Wie können 30 kleine Nervenzellen Schmerzen lindern?

Bereits seit Jahren geht man von der Annahme aus, dass kleine Untergruppen von Neuronen mit ganz speziellen Aufgaben im Oxytocin-produzierenden Zentrum vorhanden sind, ohne dass diese jedoch bisher entschlüsselt worden sind. Inzwischen hat ein internationales Forscherteam unter der gemeinsamen Koordination von Alexandre Charlet in Frankreich, tätig am Institut des neurosciences cellulaires et intégratives (CNRS/Universität Straßburg) und Valery Grinevich in Deutschland ein Schmerz-Kontrollzentrum entdeckt, in dem rund 30 Nervenzellen sitzen, die für die Oxytocin-Produktion zuständig sind und dafür sorgen, dass es zur Schmerzlinderung ins Blut und Rückenmark gelangt. Auf diese Weise konnte der Mechanismus dieses Moleküls untersucht werden, wonach bei akuten Schmerzen oder Entzündungen das Neuropeptid ausgeschüttet wird. Die Studie wurde in der Fachzeitschrift Neuron veröffentlicht.
Um die Interaktion zwischen dem Oxytocin-produzierenden Zentrum und den verschiedenen Zielorten besser zu verstehen, wollten die Neurobiologen diese verorten. Hierzu haben sie zunächst an einer Ratte die Neuroanatomie des Oxytocin-produzierenden Zentrums (die der des Menschen sehr ähnlich ist) untersucht. Die Wissenschaftler konnten so feststellen, dass im paraventrikulären Nukleus etwa 30 kleinzellige Oxytocin-Neuronen auf der einen Seite mit großzelligen Oxytocin-Neuronen aus einer anderen Region des Hypothalamus verknüpft sind und auf der anderen Seiten mit langen Ausläufern bis in tiefe Schichten des Rückenmarks reichen. Welcher Mechanismus wird nun bei akutem Schmerz (Verbrennung, Stechen, Schnitt, etc.) ausgelöst?
In den tiefen Schichten des Rückenmarks wird die Schmerzwahrnehmung der betroffenen Zellen an andere Nervenzellen weitergeleitet, darunter auch das Oxytocin-produzierende Zentrum, in welchem die 30 Neuronen sitzen. Diese aktivieren die großzelligen („magnozellulären“) Neuronen, die das Oxytocin über die Blutbahn in periphere Nervenzellen einspeisen, welche wiederum die für die Schmerzwahrnehmung zuständige Botschaft an das Gehirn weiterleiten.

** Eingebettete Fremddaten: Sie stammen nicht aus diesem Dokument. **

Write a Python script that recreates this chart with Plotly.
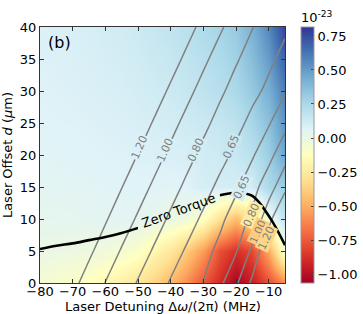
import plotly.graph_objects as go

# ---- data ----
detuning_mhz = [-80, -75, -70, -65, -60, -55, -50, -45, -40, -35, -30, -25, -20, -15, -10, -5]
offset_um = [0, 5, 10, 15, 20, 25, 30, 35, 40]

# torque (units of 1e-23), rows = offset_um, columns = detuning_mhz
torque_y0 = [-0.06, -0.08, -0.10, -0.13, -0.17, -0.22, -0.28, -0.36, -0.47, -0.60, -0.76, -0.90, -1.05, -0.95, -0.78, -0.60]
torque_y5 = [-0.002, -0.006, -0.010, -0.020, -0.035, -0.060, -0.100, -0.180, -0.270, -0.400, -0.550, -0.780, -0.880, -0.800, -0.500, -0.040]
torque_y10 = [0.030, 0.030, 0.032, 0.039, 0.045, 0.047, 0.039, 0.020, -0.006, -0.030, -0.120, -0.300, -0.450, -0.300, -0.028, 0.182]
torque_y15 = [0.045, 0.047, 0.050, 0.052, 0.055, 0.060, 0.060, 0.058, 0.054, 0.064, 0.102, 0.105, 0.099, 0.117, 0.250, 0.300]
torque_y20 = [0.055, 0.057, 0.060, 0.063, 0.067, 0.071, 0.076, 0.082, 0.088, 0.095, 0.115, 0.130, 0.150, 0.200, 0.300, 0.470]
torque_y25 = [0.062, 0.065, 0.068, 0.073, 0.078, 0.084, 0.092, 0.100, 0.110, 0.125, 0.140, 0.160, 0.190, 0.260, 0.360, 0.530]
torque_y30 = [0.068, 0.072, 0.077, 0.083, 0.090, 0.098, 0.108, 0.120, 0.135, 0.155, 0.180, 0.210, 0.250, 0.320, 0.430, 0.600]
torque_y35 = [0.074, 0.078, 0.083, 0.090, 0.100, 0.108, 0.120, 0.136, 0.155, 0.175, 0.205, 0.240, 0.285, 0.370, 0.500, 0.690]
torque_y40 = [0.080, 0.085, 0.090, 0.100, 0.110, 0.120, 0.135, 0.155, 0.175, 0.200, 0.235, 0.275, 0.320, 0.420, 0.570, 0.780]

# ratio field drawn as gray contour lines
ratio_y0 = [1.53, 1.39, 1.25, 1.12, 0.996, 0.889, 0.788, 0.713, 0.639, 0.586, 0.652, 0.755, 0.965, 1.244, 1.52, 1.80]
ratio_y5 = [1.64, 1.505, 1.37, 1.235, 1.108, 0.985, 0.879, 0.781, 0.706, 0.634, 0.604, 0.683, 0.785, 1.043, 1.397, 1.75]
ratio_y10 = [1.76, 1.624, 1.489, 1.354, 1.219, 1.095, 0.976, 0.869, 0.774, 0.701, 0.629, 0.62, 0.709, 0.84, 1.122, 1.5]
ratio_y15 = [1.88, 1.745, 1.61, 1.475, 1.34, 1.205, 1.083, 0.966, 0.858, 0.767, 0.695, 0.623, 0.629, 0.728, 0.909, 1.14]
ratio_y20 = [2.0, 1.867, 1.732, 1.597, 1.462, 1.327, 1.193, 1.072, 0.957, 0.848, 0.76, 0.69, 0.624, 0.636, 0.74, 0.925]
ratio_y25 = [2.12, 1.986, 1.851, 1.716, 1.581, 1.446, 1.311, 1.179, 1.06, 0.946, 0.837, 0.754, 0.684, 0.62, 0.638, 0.746]
ratio_y30 = [2.24, 2.107, 1.972, 1.837, 1.702, 1.567, 1.432, 1.297, 1.167, 1.05, 0.936, 0.826, 0.748, 0.679, 0.626, 0.64]
ratio_y35 = [2.36, 2.229, 2.094, 1.959, 1.824, 1.689, 1.554, 1.419, 1.284, 1.155, 1.038, 0.925, 0.815, 0.741, 0.673, 0.617]
ratio_y40 = [2.48, 2.35, 2.21, 2.08, 1.94, 1.81, 1.67, 1.54, 1.40, 1.27, 1.143, 1.028, 0.916, 0.805, 0.736, 0.669]

ratio_levels = [0.65, 0.80, 1.00, 1.20]
# inline contour labels: text, detuning, offset
label_text = ["1.20", "1.00", "0.80", "0.65", "0.65", "0.80", "1.00", "1.20"]
label_x = [-49.6, -41.5, -32.1, -21.4, -18.4, -15.4, -13.1, -10.8]
label_y = [21.2, 20.8, 20.8, 21.3, 15.0, 10.6, 8.0, 7.0]
label_bg = ["#dbf1f7", "#d8f0f5", "#d3edf4", "#c8e8f1", "#d5eef5", "#feeba0", "#fecc7d", "#fed687"]

cbar_ticks = [-1.0, -0.75, -0.5, -0.25, 0.0, 0.25, 0.5, 0.75]
x_ticks = [-80, -70, -60, -50, -40, -30, -20, -10]

torque = [torque_y0, torque_y5, torque_y10, torque_y15, torque_y20,
          torque_y25, torque_y30, torque_y35, torque_y40]
ratio = [ratio_y0, ratio_y5, ratio_y10, ratio_y15, ratio_y20,
         ratio_y25, ratio_y30, ratio_y35, ratio_y40]

FONT = "DejaVu Sans"
fig = go.Figure()

fig.add_trace(go.Heatmap(
    x=detuning_mhz, y=offset_um, z=torque,
    colorscale="RdYlBu", zmin=-1.066, zmax=0.816, zsmooth="best",
    colorbar=dict(
        xref="container", x=0.829, xanchor="left",
        y=0.5, yanchor="middle", len=1, lenmode="fraction",
        thickness=13, xpad=0, ypad=0, outlinecolor="#999", outlinewidth=1,
        tickvals=cbar_ticks,
        ticktext=[("−" if v < 0 else "") + f"{abs(v):.2f}" for v in cbar_ticks],
        ticks="inside", ticklen=3, tickcolor="#444",
        tickfont=dict(family=FONT, size=13, color="black"),
    ),
    hoverinfo="skip",
))

for lev in ratio_levels:
    fig.add_trace(go.Contour(
        x=detuning_mhz, y=offset_um, z=ratio,
        contours=dict(start=lev, end=lev, size=1, coloring="none", showlabels=False),
        line=dict(color="#808080", width=1.5),
        showscale=False, hoverinfo="skip",
    ))

# zero-torque contour, split where the inline label sits
for lo, hi in [(0, 7), (11, 16)]:
    fig.add_trace(go.Contour(
        x=detuning_mhz[lo:hi], y=offset_um, z=[row[lo:hi] for row in torque],
        contours=dict(start=0, end=0, size=1, coloring="none"),
        line=dict(color="black", width=2.6),
        showscale=False, hoverinfo="skip",
    ))

for t, lx, ly, bg in zip(label_text, label_x, label_y, label_bg):
    fig.add_annotation(x=lx, y=ly, xref="x", yref="y", text=t, textangle=-66,
                       showarrow=False, bgcolor=bg, borderpad=0,
                       font=dict(family=FONT, size=11, color="#808080"))

fig.add_annotation(x=-37.5, y=11.3, xref="x", yref="y", text="Zero Torque",
                   textangle=-20, showarrow=False,
                   font=dict(family=FONT, size=13, color="black"))
fig.add_annotation(x=0.025, y=0.985, xref="paper", yref="paper", text="(b)",
                   xanchor="left", yanchor="top", showarrow=False,
                   font=dict(family=FONT, size=16, color="black"))
fig.add_annotation(x=1.131, y=1.0, xref="paper", yref="paper", text="10<sup>-23</sup>",
                   xanchor="center", yanchor="bottom", showarrow=False,
                   font=dict(family=FONT, size=13, color="black"))
# x-axis title
fig.add_annotation(x=0.5, y=-0.09, xref="paper", yref="paper",
                   text="Laser Detuning Δ<i>ω</i>/(2π) (MHz)",
                   xanchor="center", yanchor="middle", showarrow=False,
                   font=dict(family=FONT, size=13, color="black"))

axis_common = dict(showgrid=False, zeroline=False, showline=True, linecolor="#333",
                   linewidth=1, mirror="allticks", ticks="inside", ticklen=4,
                   tickcolor="#333", automargin=False,
                   tickfont=dict(family=FONT, size=13, color="black"))
fig.update_xaxes(range=[-80, -5], tickvals=x_ticks, tickangle=0,
                 ticklabelstandoff=-4, **axis_common)
fig.update_yaxes(range=[0, 40], dtick=5,
                 title=dict(text="Laser Offset <i>d</i> (<i>μ</i>m)",
                            font=dict(family=FONT, size=13)), **axis_common)

fig.update_layout(width=363, height=314, margin=dict(l=40, r=78, t=27, b=31, autoexpand=False),
                  plot_bgcolor="white", paper_bgcolor="white", showlegend=False,
                  font=dict(family=FONT, size=13, color="black"))

fig.write_html("out.html", config={"displayModeBar": False},
               post_script="document.body.style.margin='0';document.body.style.overflow='hidden';")
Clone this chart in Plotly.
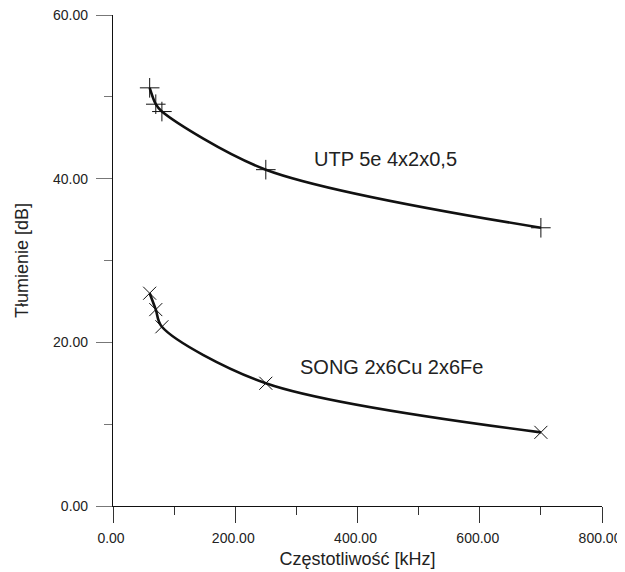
import plotly.graph_objects as go

freq_khz = [60, 70, 80, 250, 700]
utp_db = [51.1, 49.1, 48.2, 41.1, 34.0]
song_db = [26.0, 24.0, 21.9, 15.0, 9.0]

utp_label = "UTP 5e 4x2x0,5"
song_label = "SONG 2x6Cu 2x6Fe"
x_ticks = [0, 200, 400, 600, 800]
y_ticks = [0, 20, 40, 60]

FONT = "Arial, 'Liberation Sans', sans-serif"

fig = go.Figure()
fig.add_trace(go.Scatter(
    x=freq_khz, y=utp_db, mode="lines+markers", line=dict(color="#111", width=2.6, shape="spline", smoothing=0.9),
    marker=dict(symbol="cross-thin-open", size=14, color="#111", line=dict(width=1.0, color="#111")),
    showlegend=False, hoverinfo="skip"))
fig.add_trace(go.Scatter(
    x=freq_khz, y=song_db, mode="lines+markers", line=dict(color="#111", width=2.6, shape="spline", smoothing=0.9),
    marker=dict(symbol="x-thin-open", size=13, color="#111", line=dict(width=1.0, color="#111")),
    showlegend=False, hoverinfo="skip"))

fig.add_annotation(x=445, y=42.4, text=utp_label, showarrow=False,
                   font=dict(family=FONT, size=20, color="#222"))
fig.add_annotation(x=456, y=17.0, text=song_label, showarrow=False,
                   font=dict(family=FONT, size=20, color="#222"))

# page body adds an 8px offset, so the figure is sized to fill the rest of the window
fig.update_layout(
    width=617, height=564,
    margin=dict(l=105, r=23, t=7, b=66, pad=0),
    paper_bgcolor="white", plot_bgcolor="white",
    font=dict(family=FONT, color="#222"),
    xaxis=dict(
        range=[0, 800], tickvals=x_ticks, tickformat=".2f", automargin=False,
        showgrid=False, zeroline=False, showline=True, linecolor="#111", linewidth=1.2,
        ticks="outside", ticklen=16, tickwidth=1.2, tickcolor="#333", ticklabelstandoff=3,
        ticklabeloverflow="allow", ticklabelshift=-2,
        minor=dict(dtick=100, ticks="outside", ticklen=8, tickwidth=1.2, tickcolor="#333", showgrid=False),
        tickfont=dict(family=FONT, size=14, color="#222"),
        title=dict(text="Częstotliwość [kHz]", font=dict(family=FONT, size=18, color="#222"), standoff=7),
    ),
    yaxis=dict(
        range=[0, 60], tickvals=y_ticks, tickformat=".2f", automargin=False,
        showgrid=False, zeroline=False, showline=True, linecolor="#111", linewidth=1.2,
        ticks="outside", ticklen=16, tickwidth=1.2, tickcolor="#777", ticklabelstandoff=5,
        ticklabeloverflow="allow",
        minor=dict(dtick=10, ticks="outside", ticklen=8, tickwidth=1.2, tickcolor="#777", showgrid=False),
        tickfont=dict(family=FONT, size=14, color="#222"),
        title=dict(text="Tłumienie [dB]", font=dict(family=FONT, size=18, color="#222"), standoff=19),
    ),
)

fig.write_html("out.html")
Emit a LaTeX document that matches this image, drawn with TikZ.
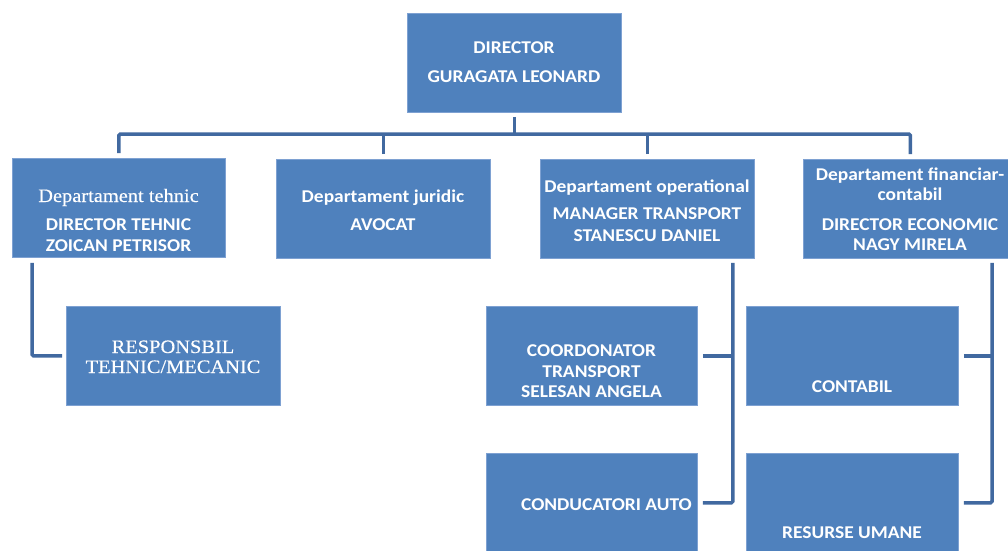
\documentclass[tikz,border=0pt]{standalone}
\usepackage{fontspec}
\newfontfamily\calfont[FakeStretch=1.08]{Carlito}
\newfontfamily\serfont[FakeStretch=1.075, FakeBold=0.4]{Liberation Serif}
\usetikzlibrary{calc}
\definecolor{boxblue}{HTML}{4F81BD}
\definecolor{boxedge}{HTML}{7EA1D2}
\definecolor{linkblue}{HTML}{4169A0}
\tikzset{
  orgbox/.style={fill=boxblue, draw=boxedge, line width=0.8pt, minimum height=99pt, inner sep=0pt, anchor=north west},
  lbl/.style={text=white, font=\calfont\bfseries\fontsize{18}{22}\selectfont, anchor=base, inner sep=0pt},
  slbl/.style={text=white, font=\serfont\fontsize{19}{22}\selectfont, anchor=base, inner sep=0pt},
  link/.style={draw=linkblue, line width=3.5pt, rounded corners=1.5pt},
}
\begin{document}
\begin{tikzpicture}[x=1pt, y=-1pt]
\useasboundingbox (0,0) rectangle (1008,550);
\clip (0,0) rectangle (1008,550);
\fill[white] (0,0) rectangle (1008,550);
% boxes
\node[orgbox, minimum width=214pt] (dir) at (407,13) {};
\node[orgbox, minimum width=213pt] (teh) at (12,158) {};
\node[orgbox, minimum width=214pt] (jur) at (276,159) {};
\node[orgbox, minimum width=214pt] (ope) at (540,159) {};
\node[orgbox, minimum width=214pt] (fin) at (803,159) {};
\node[orgbox, minimum width=214pt] (res) at (66,306) {};
\node[orgbox, minimum width=211pt] (coo) at (486,306) {};
\node[orgbox, minimum width=211pt] (con) at (486,453) {};
\node[orgbox, minimum width=212pt] (cta) at (746,306) {};
\node[orgbox, minimum width=212pt] (rum) at (746,453) {};
% connectors
\coordinate (bar) at (0,134);
\draw[link] ([yshift=-4pt]dir.south) -- (dir.south |- bar);
\draw[link] ([yshift=5pt]teh.north) |- (fin.north |- bar) -- ([yshift=5pt]fin.north);
\draw[link] ([yshift=5pt]jur.north) -- (jur.north |- bar);
\draw[link] ([yshift=5pt]ope.north) -- (ope.north |- bar);
\draw[link] ([xshift=20pt,yshift=-5pt]teh.south west) |- ([xshift=-4pt]res.west);
\coordinate (opespine) at ([xshift=-22pt]ope.south east);
\draw[link] ([yshift=-4pt]opespine) |- ([xshift=5pt]con.east);
\draw[link] ([xshift=5pt]coo.east) -- (coo.east -| opespine);
\coordinate (finspine) at ([xshift=189pt]fin.south west);
\draw[link] ([yshift=-4pt]finspine) |- ([xshift=5pt]rum.east);
\draw[link] ([xshift=5pt]cta.east) -- (cta.east -| finspine);
% texts
\node[lbl] (d1) at (514,53) {DIRECTOR};
\node[lbl] (d2) at (514,82) {GURAGATA LEONARD};
\node[slbl] (t1) at (118.5,202) {Departament tehnic};
\node[lbl] (t2) at (118.5,230) {DIRECTOR TEHNIC};
\node[lbl] (t3) at (118.5,251) {ZOICAN PETRISOR};
\node[lbl] (j1) at (383,202) {Departament juridic};
\node[lbl] (j2) at (383,230) {AVOCAT};
\node[lbl] (o1) at (647,192) {Departament operational};
\node[lbl] (o2) at (647,219) {MANAGER TRANSPORT};
\node[lbl] (o3) at (647,241) {STANESCU DANIEL};
\node[lbl] (f1) at (910,180) {Departament financiar-};
\node[lbl] (f2) at (910,200) {contabil};
\node[lbl] (f3) at (910,230) {DIRECTOR ECONOMIC};
\node[lbl] (f4) at (910,250) {NAGY MIRELA};
\node[slbl] (r1) at (173,353) {RESPONSBIL};
\node[slbl] (r2) at (173,373) {TEHNIC/MECANIC};
\node[lbl] (c1) at (591.5,356) {COORDONATOR};
\node[lbl] (c2) at (591.5,377) {TRANSPORT};
\node[lbl] (c3) at (591.5,397) {SELESAN ANGELA};
\node[lbl] (a1) at (606.5,510) {CONDUCATORI AUTO};
\node[lbl] (k1) at (852,392) {CONTABIL};
\node[lbl] (u1) at (852,538) {RESURSE UMANE};
\end{tikzpicture}
\end{document}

Das Oxytocin „schläfert“ diese ein und bewirkt somit eine Linderung des Schmerzempfindens. Dank ihrer Verlängerung, dem so genannten Axon (das bis zu einem Meter lang sein kann!), das bis in tiefe Schichten des Rückenmarks reicht, schütten die 30 Neuronen das Oxytocin exakt an dieser Stelle aus.
Die 30 kleinen Nervenzellen (der etwa 90 Milliarden im menschlichen Gehirn!) sind also gleich doppelt wirksam gegen Schmerz, weil sie die Weiterleitung des Schmerzempfindens an das Gehirn dämpfen.
Alexandre Charlet, einer der Co-Autoren dieser Studie, erhofft sich „genetische Marker zu finden, die in der Lage sind, diese 30 Neuronen auf spezielle Weise zu aktivieren oder zu deaktivieren, um die Symptome eines Schmerzpatienten gezielter lindern und zugleich die Nebenwirkungen eingrenzen zu können.“ Die Wissenschaftler setzen die Erforschung des Oxytocin-produzierenden Zentrums fort, um die emotionsmodulierenden Umstände zu erkennen und die Rolle von Oxytocin bei verschiedenen Verhaltensweisen wie Orgasmus, soziale Anerkennung, Empathie, Angstzustände usw. genauer zu bestimmen.
Quelle: Alexandre Charlet, Valery Grinevich et al. A new population of parvocellular oxytocin neurons controlling magnocellular neuron activity and inflammatory pain processing, in Neuron, 3. März 2016.